We got to talking and he asked me questions about myself and pretty much made it his life's work to compliment me in a way that didn't make me blush (he was unfathomably successful) but also didn't make me feel like he was just saying it. That, my friends, is where I get nervous. I like being told nice things about myself just as much as everybody, but when I really start believing them I get kind of freaked out. This was our first date, for God's sake! Why was he looking at my books (clearly surprised to find out I could read) and asking if he could read some of the stuff I've written and going through my high school yearbook like it was interesting?! If this was all a ploy to get me to sleep with him it really would have just taken another bottle of wine. That's when I got nervous, when I started believing the things he was saying. I don't really feel it's neccessary to go out of my way to blow smoke up someone's ass and pad their ego, so I never really expect people to do that to me. But someone has done that to me, and it really fucking sucked when I found out it was all talk.
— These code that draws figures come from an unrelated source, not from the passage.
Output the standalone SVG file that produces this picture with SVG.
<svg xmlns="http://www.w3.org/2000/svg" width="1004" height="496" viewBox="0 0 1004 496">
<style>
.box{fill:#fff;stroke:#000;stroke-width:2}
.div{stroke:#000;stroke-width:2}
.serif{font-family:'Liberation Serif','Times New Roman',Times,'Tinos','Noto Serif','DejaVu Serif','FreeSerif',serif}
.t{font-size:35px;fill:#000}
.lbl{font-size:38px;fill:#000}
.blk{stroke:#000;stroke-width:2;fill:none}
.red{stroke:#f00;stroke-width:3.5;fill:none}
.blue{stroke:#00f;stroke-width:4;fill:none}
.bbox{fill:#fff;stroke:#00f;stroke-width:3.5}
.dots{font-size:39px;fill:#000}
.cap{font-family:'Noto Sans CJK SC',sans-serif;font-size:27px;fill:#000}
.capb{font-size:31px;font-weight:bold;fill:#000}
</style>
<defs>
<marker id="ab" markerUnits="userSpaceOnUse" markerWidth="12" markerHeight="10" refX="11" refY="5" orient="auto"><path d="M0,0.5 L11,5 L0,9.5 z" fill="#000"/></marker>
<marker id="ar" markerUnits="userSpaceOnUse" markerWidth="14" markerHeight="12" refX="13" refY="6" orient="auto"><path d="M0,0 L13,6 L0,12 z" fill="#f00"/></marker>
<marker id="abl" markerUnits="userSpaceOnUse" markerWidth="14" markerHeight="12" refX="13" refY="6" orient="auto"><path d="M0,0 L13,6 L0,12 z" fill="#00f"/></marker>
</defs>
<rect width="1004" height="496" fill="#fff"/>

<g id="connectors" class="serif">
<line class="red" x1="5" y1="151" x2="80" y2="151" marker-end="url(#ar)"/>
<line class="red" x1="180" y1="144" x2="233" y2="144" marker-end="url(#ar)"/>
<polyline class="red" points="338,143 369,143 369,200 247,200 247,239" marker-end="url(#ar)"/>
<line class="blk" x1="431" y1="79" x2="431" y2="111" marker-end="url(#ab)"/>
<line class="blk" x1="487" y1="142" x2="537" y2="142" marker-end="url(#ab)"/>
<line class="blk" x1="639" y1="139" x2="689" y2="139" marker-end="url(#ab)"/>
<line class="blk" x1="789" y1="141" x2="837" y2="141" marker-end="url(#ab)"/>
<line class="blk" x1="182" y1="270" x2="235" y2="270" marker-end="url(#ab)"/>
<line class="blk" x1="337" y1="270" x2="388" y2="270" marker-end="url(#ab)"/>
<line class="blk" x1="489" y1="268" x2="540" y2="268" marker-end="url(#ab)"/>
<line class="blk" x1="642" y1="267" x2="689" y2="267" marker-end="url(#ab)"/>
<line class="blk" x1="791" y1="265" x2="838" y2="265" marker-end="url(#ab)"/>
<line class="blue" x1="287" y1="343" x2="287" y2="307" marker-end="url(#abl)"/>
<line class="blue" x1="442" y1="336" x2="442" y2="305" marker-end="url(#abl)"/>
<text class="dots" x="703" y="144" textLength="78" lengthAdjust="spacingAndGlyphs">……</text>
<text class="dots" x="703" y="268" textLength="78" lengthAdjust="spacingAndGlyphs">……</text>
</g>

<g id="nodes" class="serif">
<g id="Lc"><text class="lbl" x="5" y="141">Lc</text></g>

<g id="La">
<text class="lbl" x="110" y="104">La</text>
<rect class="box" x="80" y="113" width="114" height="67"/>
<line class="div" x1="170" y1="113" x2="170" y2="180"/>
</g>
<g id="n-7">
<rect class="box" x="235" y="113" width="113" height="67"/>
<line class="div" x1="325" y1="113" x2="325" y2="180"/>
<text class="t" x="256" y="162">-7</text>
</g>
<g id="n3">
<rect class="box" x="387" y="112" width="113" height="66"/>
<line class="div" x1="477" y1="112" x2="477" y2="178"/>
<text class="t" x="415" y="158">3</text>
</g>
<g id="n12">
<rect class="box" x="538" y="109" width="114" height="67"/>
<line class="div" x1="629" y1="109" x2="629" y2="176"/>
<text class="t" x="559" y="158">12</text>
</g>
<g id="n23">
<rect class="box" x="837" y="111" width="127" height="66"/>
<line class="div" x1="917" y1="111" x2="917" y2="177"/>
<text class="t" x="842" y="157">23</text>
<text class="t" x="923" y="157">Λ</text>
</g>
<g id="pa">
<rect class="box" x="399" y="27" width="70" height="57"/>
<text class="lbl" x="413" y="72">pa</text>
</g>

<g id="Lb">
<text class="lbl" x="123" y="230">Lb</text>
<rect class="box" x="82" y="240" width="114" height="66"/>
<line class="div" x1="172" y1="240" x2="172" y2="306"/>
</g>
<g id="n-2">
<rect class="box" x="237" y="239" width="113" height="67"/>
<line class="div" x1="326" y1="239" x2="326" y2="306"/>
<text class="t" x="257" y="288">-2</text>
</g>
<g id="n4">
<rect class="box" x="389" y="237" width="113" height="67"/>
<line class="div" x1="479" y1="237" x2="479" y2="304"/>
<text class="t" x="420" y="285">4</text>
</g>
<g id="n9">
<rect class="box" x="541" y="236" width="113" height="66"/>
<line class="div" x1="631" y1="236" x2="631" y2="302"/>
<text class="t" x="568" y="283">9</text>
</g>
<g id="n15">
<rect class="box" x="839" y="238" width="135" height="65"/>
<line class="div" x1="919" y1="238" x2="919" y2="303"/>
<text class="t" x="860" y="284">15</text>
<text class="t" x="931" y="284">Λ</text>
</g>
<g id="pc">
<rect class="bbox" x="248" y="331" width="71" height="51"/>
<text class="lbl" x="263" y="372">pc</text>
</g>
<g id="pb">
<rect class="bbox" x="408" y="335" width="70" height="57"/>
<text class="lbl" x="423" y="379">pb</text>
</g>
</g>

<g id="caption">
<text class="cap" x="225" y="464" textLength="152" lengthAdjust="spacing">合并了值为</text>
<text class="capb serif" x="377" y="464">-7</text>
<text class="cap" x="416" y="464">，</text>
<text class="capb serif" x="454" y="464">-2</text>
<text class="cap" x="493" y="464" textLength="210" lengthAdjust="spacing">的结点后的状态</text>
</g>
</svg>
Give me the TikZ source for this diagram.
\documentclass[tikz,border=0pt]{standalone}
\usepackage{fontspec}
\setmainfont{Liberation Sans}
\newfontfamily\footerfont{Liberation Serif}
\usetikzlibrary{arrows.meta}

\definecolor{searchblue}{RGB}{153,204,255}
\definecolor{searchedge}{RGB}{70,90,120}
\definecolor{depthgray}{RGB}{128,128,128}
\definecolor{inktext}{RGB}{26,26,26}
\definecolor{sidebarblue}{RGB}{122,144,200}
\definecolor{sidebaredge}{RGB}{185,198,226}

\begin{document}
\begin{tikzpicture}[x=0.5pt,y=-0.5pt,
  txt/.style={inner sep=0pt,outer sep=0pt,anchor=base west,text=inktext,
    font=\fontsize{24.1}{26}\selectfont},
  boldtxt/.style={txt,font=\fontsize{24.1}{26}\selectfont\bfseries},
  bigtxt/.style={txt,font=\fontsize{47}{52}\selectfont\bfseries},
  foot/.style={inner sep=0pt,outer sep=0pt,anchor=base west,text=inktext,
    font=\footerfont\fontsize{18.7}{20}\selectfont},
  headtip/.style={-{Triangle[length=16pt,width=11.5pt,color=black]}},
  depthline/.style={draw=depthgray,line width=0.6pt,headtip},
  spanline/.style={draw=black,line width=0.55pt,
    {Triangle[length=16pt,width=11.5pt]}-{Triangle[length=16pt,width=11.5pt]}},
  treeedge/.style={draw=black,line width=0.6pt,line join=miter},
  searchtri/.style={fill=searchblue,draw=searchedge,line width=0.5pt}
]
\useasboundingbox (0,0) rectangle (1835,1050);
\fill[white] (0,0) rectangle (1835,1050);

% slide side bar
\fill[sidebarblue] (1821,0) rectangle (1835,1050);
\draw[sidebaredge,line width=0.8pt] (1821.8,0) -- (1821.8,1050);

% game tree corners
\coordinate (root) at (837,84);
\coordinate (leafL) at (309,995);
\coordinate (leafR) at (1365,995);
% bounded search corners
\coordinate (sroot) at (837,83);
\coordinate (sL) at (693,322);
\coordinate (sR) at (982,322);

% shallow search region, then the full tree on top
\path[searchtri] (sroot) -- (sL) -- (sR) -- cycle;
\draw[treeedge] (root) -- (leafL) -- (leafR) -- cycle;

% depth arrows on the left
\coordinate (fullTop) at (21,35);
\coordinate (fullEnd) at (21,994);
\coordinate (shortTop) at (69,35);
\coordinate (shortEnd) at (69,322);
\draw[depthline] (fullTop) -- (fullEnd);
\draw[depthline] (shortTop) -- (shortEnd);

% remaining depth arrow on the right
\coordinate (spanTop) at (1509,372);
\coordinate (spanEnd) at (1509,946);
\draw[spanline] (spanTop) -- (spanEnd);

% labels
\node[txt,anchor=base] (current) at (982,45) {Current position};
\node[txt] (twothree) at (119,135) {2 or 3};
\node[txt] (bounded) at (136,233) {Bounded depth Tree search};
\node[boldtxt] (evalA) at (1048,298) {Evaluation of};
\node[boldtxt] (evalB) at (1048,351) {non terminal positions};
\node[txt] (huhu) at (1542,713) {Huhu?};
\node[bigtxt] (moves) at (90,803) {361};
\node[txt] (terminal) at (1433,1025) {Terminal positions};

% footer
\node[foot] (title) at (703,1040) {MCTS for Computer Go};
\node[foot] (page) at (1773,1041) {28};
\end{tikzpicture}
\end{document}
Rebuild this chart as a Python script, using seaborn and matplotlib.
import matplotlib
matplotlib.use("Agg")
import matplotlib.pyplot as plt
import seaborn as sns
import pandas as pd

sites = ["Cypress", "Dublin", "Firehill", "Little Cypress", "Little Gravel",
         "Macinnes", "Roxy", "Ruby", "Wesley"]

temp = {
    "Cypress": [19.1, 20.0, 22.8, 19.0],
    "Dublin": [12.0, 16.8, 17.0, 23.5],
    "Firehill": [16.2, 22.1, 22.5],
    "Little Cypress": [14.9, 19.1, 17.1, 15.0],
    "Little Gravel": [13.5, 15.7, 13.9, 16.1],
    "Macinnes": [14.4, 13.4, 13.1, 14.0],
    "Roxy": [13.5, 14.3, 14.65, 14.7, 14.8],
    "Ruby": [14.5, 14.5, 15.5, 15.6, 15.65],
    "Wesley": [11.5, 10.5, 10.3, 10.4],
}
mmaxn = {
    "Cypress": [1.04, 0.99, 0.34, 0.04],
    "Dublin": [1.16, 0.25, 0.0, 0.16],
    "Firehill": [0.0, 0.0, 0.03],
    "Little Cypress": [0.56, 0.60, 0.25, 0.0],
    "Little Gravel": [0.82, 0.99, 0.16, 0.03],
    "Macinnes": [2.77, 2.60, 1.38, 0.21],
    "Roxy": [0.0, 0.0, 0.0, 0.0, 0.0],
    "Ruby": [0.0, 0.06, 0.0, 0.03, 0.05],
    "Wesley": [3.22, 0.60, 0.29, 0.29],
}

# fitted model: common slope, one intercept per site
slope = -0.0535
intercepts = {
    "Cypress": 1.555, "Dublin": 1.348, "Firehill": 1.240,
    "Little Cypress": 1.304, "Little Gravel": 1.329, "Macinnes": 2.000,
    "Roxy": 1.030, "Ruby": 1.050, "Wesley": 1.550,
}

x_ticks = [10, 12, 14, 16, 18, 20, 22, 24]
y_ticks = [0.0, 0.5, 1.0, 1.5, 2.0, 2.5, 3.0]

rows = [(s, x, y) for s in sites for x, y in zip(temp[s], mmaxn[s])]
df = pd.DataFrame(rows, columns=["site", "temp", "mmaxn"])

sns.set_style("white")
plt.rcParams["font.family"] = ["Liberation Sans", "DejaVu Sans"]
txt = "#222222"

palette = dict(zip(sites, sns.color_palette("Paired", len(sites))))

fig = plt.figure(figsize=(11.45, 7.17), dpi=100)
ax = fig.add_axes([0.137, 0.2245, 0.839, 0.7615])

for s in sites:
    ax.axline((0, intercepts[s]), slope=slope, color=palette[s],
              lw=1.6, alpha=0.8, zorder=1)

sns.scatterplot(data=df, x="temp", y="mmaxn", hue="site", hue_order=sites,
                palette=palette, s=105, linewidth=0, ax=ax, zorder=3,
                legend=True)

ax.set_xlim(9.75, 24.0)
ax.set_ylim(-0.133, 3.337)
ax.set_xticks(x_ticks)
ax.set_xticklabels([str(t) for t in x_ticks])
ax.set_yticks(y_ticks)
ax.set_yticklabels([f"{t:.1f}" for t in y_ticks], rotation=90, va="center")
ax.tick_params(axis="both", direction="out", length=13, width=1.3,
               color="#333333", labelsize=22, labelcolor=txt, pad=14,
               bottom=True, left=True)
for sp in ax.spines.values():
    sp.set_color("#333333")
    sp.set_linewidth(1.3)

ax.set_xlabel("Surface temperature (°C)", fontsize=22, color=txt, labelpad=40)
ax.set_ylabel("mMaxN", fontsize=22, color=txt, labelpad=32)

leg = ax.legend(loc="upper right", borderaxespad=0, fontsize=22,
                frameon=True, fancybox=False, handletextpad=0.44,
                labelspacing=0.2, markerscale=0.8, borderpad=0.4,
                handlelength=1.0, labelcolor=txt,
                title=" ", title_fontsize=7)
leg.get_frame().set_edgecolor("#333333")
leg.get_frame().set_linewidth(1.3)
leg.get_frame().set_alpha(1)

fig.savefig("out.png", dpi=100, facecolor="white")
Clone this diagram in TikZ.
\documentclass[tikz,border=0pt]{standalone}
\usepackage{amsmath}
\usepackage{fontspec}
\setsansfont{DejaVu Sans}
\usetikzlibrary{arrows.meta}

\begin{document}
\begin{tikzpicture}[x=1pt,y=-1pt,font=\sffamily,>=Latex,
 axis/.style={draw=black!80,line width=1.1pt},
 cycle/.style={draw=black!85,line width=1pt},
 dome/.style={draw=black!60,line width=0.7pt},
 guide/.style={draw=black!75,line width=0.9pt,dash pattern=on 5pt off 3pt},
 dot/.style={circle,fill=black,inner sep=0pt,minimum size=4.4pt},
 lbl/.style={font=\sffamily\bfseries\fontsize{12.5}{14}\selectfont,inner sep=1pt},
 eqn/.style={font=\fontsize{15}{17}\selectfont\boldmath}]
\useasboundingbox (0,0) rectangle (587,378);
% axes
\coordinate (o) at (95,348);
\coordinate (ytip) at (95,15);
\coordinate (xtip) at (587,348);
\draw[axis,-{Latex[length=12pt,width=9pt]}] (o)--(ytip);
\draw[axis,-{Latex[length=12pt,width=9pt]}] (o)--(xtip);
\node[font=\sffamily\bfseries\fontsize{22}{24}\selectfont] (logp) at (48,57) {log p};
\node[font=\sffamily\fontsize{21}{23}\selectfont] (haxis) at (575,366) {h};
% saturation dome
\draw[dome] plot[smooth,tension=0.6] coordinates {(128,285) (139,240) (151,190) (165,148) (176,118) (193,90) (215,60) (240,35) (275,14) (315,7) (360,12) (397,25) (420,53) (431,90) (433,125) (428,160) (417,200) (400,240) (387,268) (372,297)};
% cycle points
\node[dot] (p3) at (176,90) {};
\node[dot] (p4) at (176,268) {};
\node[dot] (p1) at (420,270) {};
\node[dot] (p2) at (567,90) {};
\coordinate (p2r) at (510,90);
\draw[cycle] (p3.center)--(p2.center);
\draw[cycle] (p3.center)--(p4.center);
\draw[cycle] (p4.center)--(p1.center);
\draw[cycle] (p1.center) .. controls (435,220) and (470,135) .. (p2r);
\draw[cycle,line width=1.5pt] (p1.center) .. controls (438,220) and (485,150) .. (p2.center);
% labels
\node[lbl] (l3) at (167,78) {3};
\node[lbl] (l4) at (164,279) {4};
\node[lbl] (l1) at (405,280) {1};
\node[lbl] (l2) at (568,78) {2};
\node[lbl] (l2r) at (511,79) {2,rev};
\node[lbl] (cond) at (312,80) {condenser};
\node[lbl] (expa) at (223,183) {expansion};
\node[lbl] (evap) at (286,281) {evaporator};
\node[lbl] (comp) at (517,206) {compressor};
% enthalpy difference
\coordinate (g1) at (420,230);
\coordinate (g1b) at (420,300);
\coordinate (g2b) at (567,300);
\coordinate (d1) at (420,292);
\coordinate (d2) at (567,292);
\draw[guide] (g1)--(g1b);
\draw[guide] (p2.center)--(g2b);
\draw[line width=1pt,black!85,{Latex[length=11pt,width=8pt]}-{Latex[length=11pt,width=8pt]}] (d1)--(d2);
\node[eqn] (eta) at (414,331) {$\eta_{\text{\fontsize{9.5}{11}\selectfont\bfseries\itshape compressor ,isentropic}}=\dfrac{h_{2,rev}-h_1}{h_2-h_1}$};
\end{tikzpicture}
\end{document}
Now I'm all paranoid that this was just a big scam and I'm torn between being self-defensive and calling it out and being unfair to him because he really meant everything he said.
He also made it very, very clear that our date was far and away the best first date he's ever been on. I didn't hesitate to tell him that 'hey! this is the best first date I've ever been on too!' because it was the only one. But he's quite a bit older than me and he claims it's the best of many. I know that I use humor for a myriad of things and defense mechanism is certainly on the list. So if this mutally incredible first date turns into nothing you can be sure I'll be the first to make a joke connecting the sudden lack of interest in me to the ever-failing economy, but I'll be honest and say that I'll be disappointed.
So I guess what this comes down to is that probably I put way too much on the table on this first date. He did too, we kind of got to talking about a lot of stuff. It's not like I was trying to be mysterious or secretive at all, but I realized that when I'm not holding back as much as I normally do, I become really vulnerable. I know this is probably sparking a ton of "duhs" but letting my personality go completely uninhibited isn't something I do with someone I just met. What's more bewildering is the fact that this Tessa-unhinged-and-unfettered approach to getting to know someone was received very well. I know it must sound like I'm shocked that someone is apparently geniunely interested in "the real me" (gag, did I just say that?) but I'm not being like that to be self-deprecating. I'm just surprisedly pleasantly and impressed thoroughly. So we're going out again this week, and I guess I'll have to play it off the cuff. I would say 'and take it slow' but sorry people, it's way too late for that.